L'organisation du référendum de 2021 est remise en cause y compris au niveau international. Ainsi, le rapport du comité ministériel du Forum des îles du Pacifique dédié à la Nouvelle-Calédonie considère que « le résultat global jette de sérieuses questions sur la légitimité du résultat du référendum, en particulier parce que moins de 44 % des électeurs inscrits ont participé en 2021, contre 81,01 % en 2018 et 85,69 % en 2020 ». En conséquence, le comité est d'avis que le référendum n'a pas été mené dans l'esprit de l'accord de Nouméa, qui renforce le statut de l'identité et de la coutume kanak en Nouvelle-Calédonie et en France. Il regrette que les principes clés de l'accord, tels que la fraternité, l'humilité et la recherche du consensus, qui ont guidé les échanges relativement pacifiques et consensuels entre les parties pendant plus de deux décennies, aient régressé. Il ne pense pas que le résultat reflète fidèlement la volonté des électeurs inscrits. Il s'agit d'un référendum d'autodétermination qui s'est déroulé sans la majorité du peuple premier de Nouvelle-Calédonie et leurs partisans.

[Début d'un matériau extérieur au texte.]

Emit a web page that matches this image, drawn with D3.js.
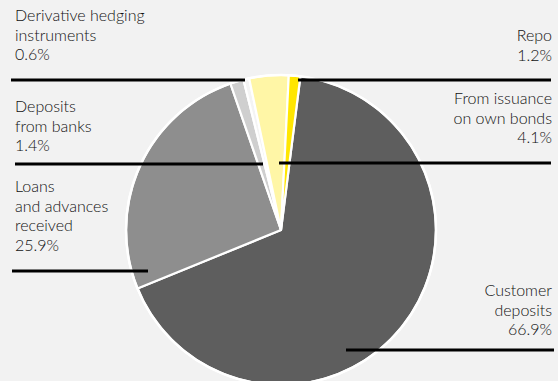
<!DOCTYPE html>
<html>
<head>
<meta charset="utf-8">
<script src="https://cdn.jsdelivr.net/npm/d3@7"></script>
<style>
  html, body { margin: 0; padding: 0; background: #f2f2f2; }
  svg { display: block; }
  text { font-family: Lato, "Open Sans", sans-serif; font-size: 16px; font-weight: 300; fill: #111111; }
</style>
</head>
<body>
<svg id="chart" width="558" height="381"></svg>
<script>
// Funding sources, in drawing order (clockwise)
const categories = [
  "Customer deposits",
  "Loans and advances received",
  "Deposits from banks",
  "Derivative hedging instruments",
  "From issuance on own bonds",
  "Repo"
];
const shares = [66.9, 25.9, 1.4, 0.6, 4.1, 1.2];
const valueLabels = ["66.9%", "25.9%", "1.4%", "0.6%", "4.1%", "1.2%"];
const labelLines = [
  ["Customer", "deposits"],
  ["Loans", "and advances", "received"],
  ["Deposits", "from banks"],
  ["Derivative hedging", "instruments"],
  ["From issuance", "on own bonds"],
  ["Repo"]
];
const colors = ["#5e5e5e", "#8e8e8e", "#cfcfcf", "#f4f4f4", "#fff6a6", "#ffe600"];

const W = 558, H = 381;
const cx = 281, cy = 230, R = 155;
const svg = d3.select("#chart");

svg.append("rect").attr("width", W).attr("height", H).attr("fill", "#f2f2f2");

const start = 7.2 * Math.PI / 180;
const pie = d3.pie().sort(null).value(d => d)
  .startAngle(start).endAngle(start + 2 * Math.PI);
const arc = d3.arc().innerRadius(0).outerRadius(R);

const g = svg.append("g").attr("transform", `translate(${cx},${cy})`);
g.selectAll("path")
  .data(pie(shares))
  .join("path")
  .attr("d", arc)
  .attr("fill", (d, i) => colors[i])
  .attr("stroke", "#ffffff")
  .attr("stroke-width", 2.2)
  .attr("stroke-linejoin", "round");

g.append("circle").attr("r", R).attr("fill", "none")
  .attr("stroke", "#ffffff").attr("stroke-width", 2.5);

// Label blocks: anchor side, x, first baseline; then leader line
const lineGap = 19.6;
const layout = [
  { side: "end",   x: 552, y: 296, line: [346, 554, 350] },
  { side: "start", x: 15,  y: 192, line: [12, 148, 271] },
  { side: "start", x: 15,  y: 112, line: [15, 263, 164] },
  { side: "start", x: 15,  y: 21,  line: [11, 245, 80] },
  { side: "end",   x: 552, y: 104, line: [279, 551, 163] },
  { side: "end",   x: 552, y: 41,  line: [298, 551, 80] }
];

categories.forEach((c, i) => {
  const L = layout[i];
  const rows = labelLines[i].concat([valueLabels[i]]);
  const t = svg.append("text").attr("text-anchor", L.side);
  rows.forEach((r, k) => {
    t.append("tspan").attr("x", L.x).attr("y", L.y + k * lineGap).text(r);
  });
  svg.append("line")
    .attr("x1", L.line[0]).attr("x2", L.line[1])
    .attr("y1", L.line[2]).attr("y2", L.line[2])
    .attr("stroke", "#000").attr("stroke-width", 3);
});
</script>
</body>
</html>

Néanmoins, le Gouvernement persiste ! En modifiant le calendrier électoral et en annonçant un projet de loi constitutionnelle sur le dégel du corps électoral, il confirme la fin de la neutralité de l'État dans ce dossier, essayant de revenir sur les fondements mêmes des accords de Matignon et de Nouméa.

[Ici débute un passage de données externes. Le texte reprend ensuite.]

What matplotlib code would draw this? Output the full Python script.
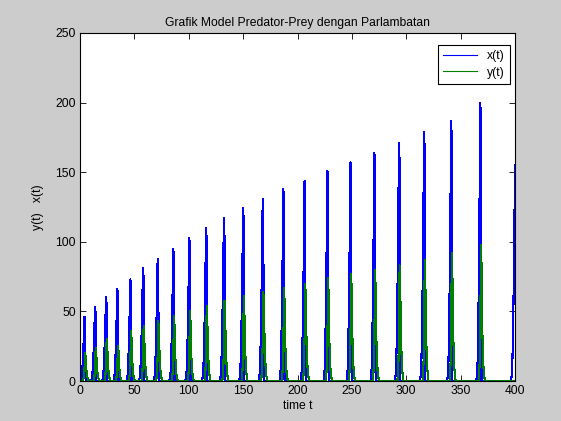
import matplotlib
matplotlib.use("Agg")
import matplotlib.pyplot as plt
import numpy as np

# peak times / heights of the prey spikes x(t)
x_peak_t = [4.1, 13.8, 23.9, 34.3, 46.3, 57.9, 71.4, 85.8, 100.5, 115.9, 132.3,
            150.0, 168.0, 187.0, 206.5, 227.5, 248.7, 270.7, 293.3, 316.4,
            341.3, 368.1, 400.0]
x_peak = [46, 53, 60, 66, 73, 81, 88, 95, 103, 110, 117,
          124, 131, 138, 144, 151, 157, 164, 171, 179,
          187, 200, 155]

# peak times / heights of the predator spikes y(t)
y_peak_t = [4.7, 14.4, 24.5, 34.9, 46.9, 58.5, 72.0, 86.4, 101.1, 116.5, 132.9,
            150.6, 168.6, 187.6, 207.1, 228.1, 249.3, 271.3, 293.9, 317.0,
            341.9, 368.7]
y_peak = [20, 23.5, 30, 25, 36, 39.5, 43, 47, 50, 54, 57.5,
          61, 64, 67, 70, 74, 77, 80, 83, 87, 92, 98]

# shape of one spike (time offset, fraction of the peak)
x_shape_dt = [-3.6, -2.6, -1.7, -0.8, 0.0, 0.5, 1.1]
x_shape_f = [0.0, 0.05, 0.25, 0.6, 1.0, 0.93, 0.0]
y_shape_dt = [-2.0, -1.1, -0.5, 0.0, 0.5, 1.3, 2.3, 3.5]
y_shape_f = [0.0, 0.15, 0.5, 1.0, 0.85, 0.35, 0.1, 0.0]


def spikes(times, heights, dt, frac):
    t = [0.0]
    v = [0.0]
    for tp, h in zip(times, heights):
        for d, f in zip(dt, frac):
            t.append(tp + d)
            v.append(h * f)
    t.append(max(t[-1], 400.0))
    v.append(0.0)
    return np.array(t), np.array(v)


tx, xv = spikes(x_peak_t, x_peak, x_shape_dt, x_shape_f)
ty, yv = spikes(y_peak_t, y_peak, y_shape_dt, y_shape_f)

plt.rcParams['font.family'] = ['Liberation Sans', 'DejaVu Sans']
fs = 8.7

fig = plt.figure(figsize=(5.61, 4.21), dpi=100, facecolor='#cccccc')
ax = fig.add_axes([80 / 561, 40 / 421, 435 / 561, 348 / 421])
ax.set_facecolor('white')

ax.plot(tx, xv, color='#0000ff', lw=0.8, antialiased=False, label='x(t)')
ax.plot(ty, yv, color='#008000', lw=0.8, antialiased=False, label='y(t)')

ax.set_xlim(0, 400)
ax.set_ylim(0, 250)
ax.set_xticks(np.arange(0, 401, 50))
ax.set_yticks(np.arange(0, 251, 50))
ax.tick_params(direction='in', length=4, width=0.6, top=True, right=True,
               labelsize=fs, pad=3)
for s in ax.spines.values():
    s.set_linewidth(0.8)

ax.set_title('Grafik Model Predator-Prey dengan Parlambatan', fontsize=fs, pad=5)
ax.set_xlabel('time t', fontsize=fs, labelpad=2)
ax.set_ylabel('y(t)   x(t)', fontsize=fs, labelpad=8)

leg = ax.legend(loc='upper right', fontsize=fs, frameon=True, fancybox=False,
                edgecolor='black', framealpha=1,
                bbox_to_anchor=(510 / 561, 1 - 45 / 421),
                bbox_transform=fig.transFigure, borderaxespad=0,
                handlelength=2.8, handletextpad=0.8, borderpad=0.45,
                labelspacing=0.35)
leg.get_frame().set_linewidth(0.8)

fig.savefig('out.png', dpi=100, facecolor=fig.get_facecolor())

Le 22 juin 2022, la Cour de cassation a rappelé que, selon le point 5 du document d'orientation relatif à l'évolution de l'organisation politique en Nouvelle-Calédonie, dans l'hypothèse de trois consultations négatives, « les partenaires politiques se réuniront pour examiner la situation ainsi créée » et que « tant que les consultations n'auront pas abouti à la nouvelle organisation politique proposée, l'organisation politique mise en place par l'accord de 1998 restera en vigueur, à son dernier stade d'évolution, sans possibilité de retour en arrière, cette irréversibilité étant constitutionnellement garantie ».
Selon les termes des accords, nous en sommes donc au temps des négociations – un temps qui doit être accepté et respecté. Or le Gouvernement choisit de jouer double jeu : d'un côté, il dit promouvoir la négociation et respecter l'irréversibilité des accords, de l'autre, il impose un nouveau calendrier électoral, avec pour seul objectif de casser la dynamique majoritaire des indépendantistes dans les instances locales.

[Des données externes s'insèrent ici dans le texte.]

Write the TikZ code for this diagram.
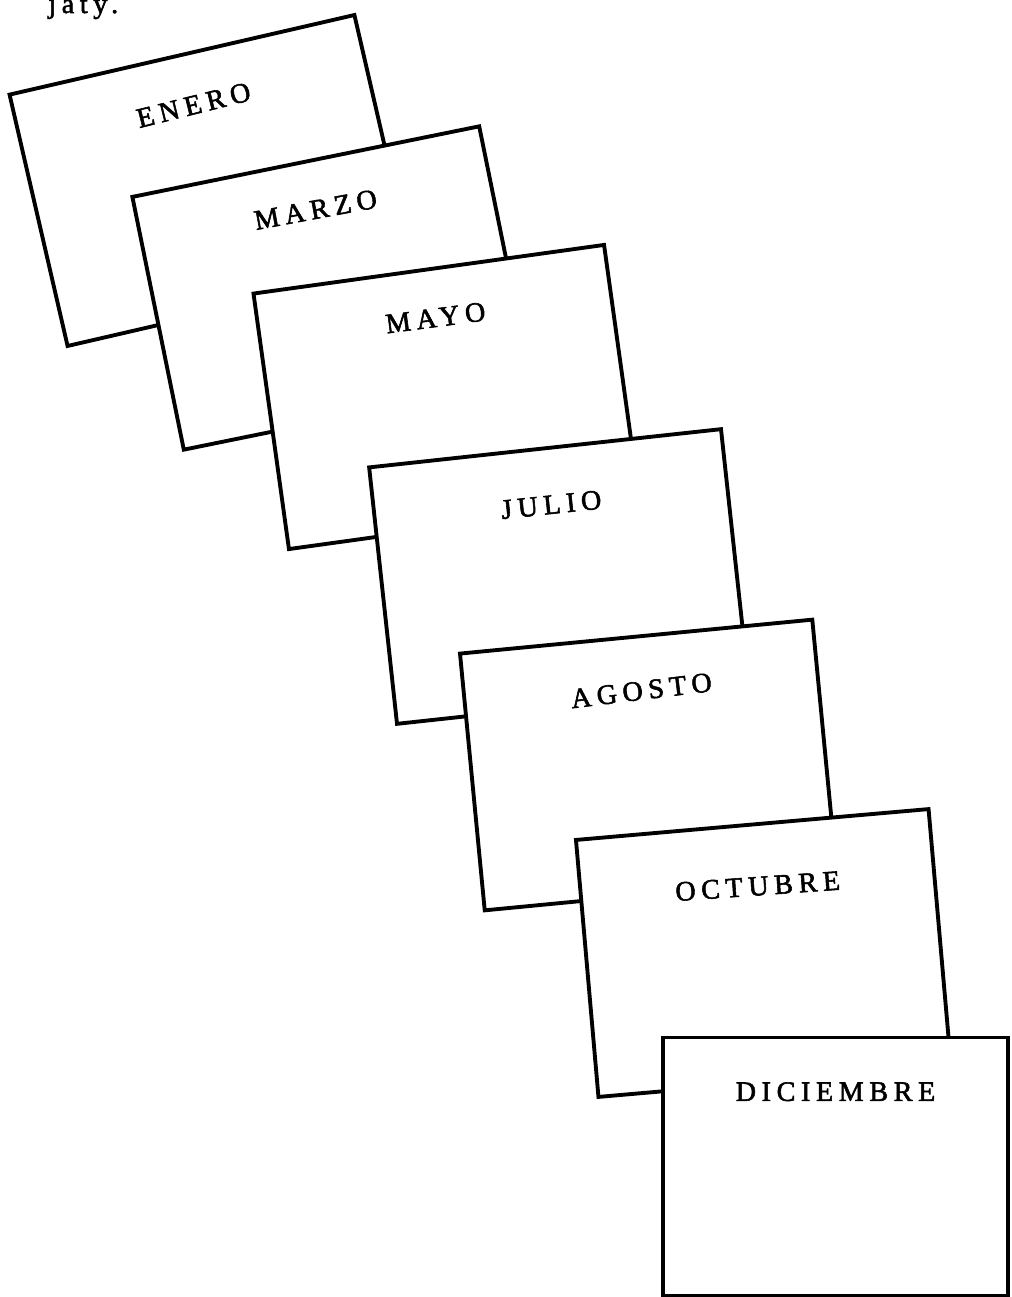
\documentclass[tikz,border=0pt]{standalone}
\usepackage{fontspec}
\setmainfont{Liberation Serif}
\newfontfamily\cardfont[LetterSpace=20, FakeBold=2]{Liberation Serif}
\usetikzlibrary{calc}
\tikzstyle{card} = [rectangle, minimum width=7.08cm, minimum height=5.16cm, inner sep=0pt, outer sep=0pt, draw=black, line width=2.2pt, fill=white]
\tikzstyle{month} = [inner sep=0pt, font={\cardfont\fontsize{16}{19}\selectfont}]

\begin{document}
\begin{tikzpicture}[x=0.02cm, y=-0.02cm]
\useasboundingbox (0,0) rectangle (1011,1297);

\node (pagetext) [month, anchor=base west] at (48,13) {jaty.};

\node (enero) [card, rotate=13] at (211,180.5) {};
\node (eneroname) [month, rotate=14] at ($(enero.north)!0.2!(enero.south)$) {ENERO};

\node (marzo) [card, rotate=11.5] at (331.5,288) {};
\node (marzoname) [month, rotate=10.5] at ($(marzo.north)!0.19!(marzo.south)$) {MARZO};

\node (mayo) [card, rotate=7.9] at (446.5,397) {};
\node (mayoname) [month, rotate=7.5] at ($(mayo.north)!0.19!(mayo.south)$) {MAYO};

\node (julio) [card, rotate=6.2] at (559,576.5) {};
\node (julioname) [month, rotate=6] at ($(julio.north)!0.22!(julio.south)$) {JULIO};

\node (agosto) [card, rotate=5.5] at (648.5,765) {};
\node (agostoname) [month, rotate=7] at ($(agosto.north)!0.21!(agosto.south)$) {AGOSTO};

\node (octubre) [card, rotate=5] at (763.5,953) {};
\node (octubrename) [month, rotate=4] at ($(octubre.north)!0.24!(octubre.south)$) {OCTUBRE};

\node (diciembre) [card, minimum width=6.9cm] at (835.5,1166.5) {};
\node (diciembrename) [month] at ($(diciembre.north)!0.21!(diciembre.south)$) {DICIEMBRE};

\end{tikzpicture}
\end{document}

Ce passage en force compromet la poursuite des négociations et n'enrayera pas le processus, inéluctable, vers l'indépendance. Il aura pour seul effet de mener vers l'impasse politique et vers une grande instabilité sociale et politique.
La paix n'est jamais acquise, monsieur le ministre, elle s'entretient. En procédant ainsi, le Gouvernement ne l'entretient pas.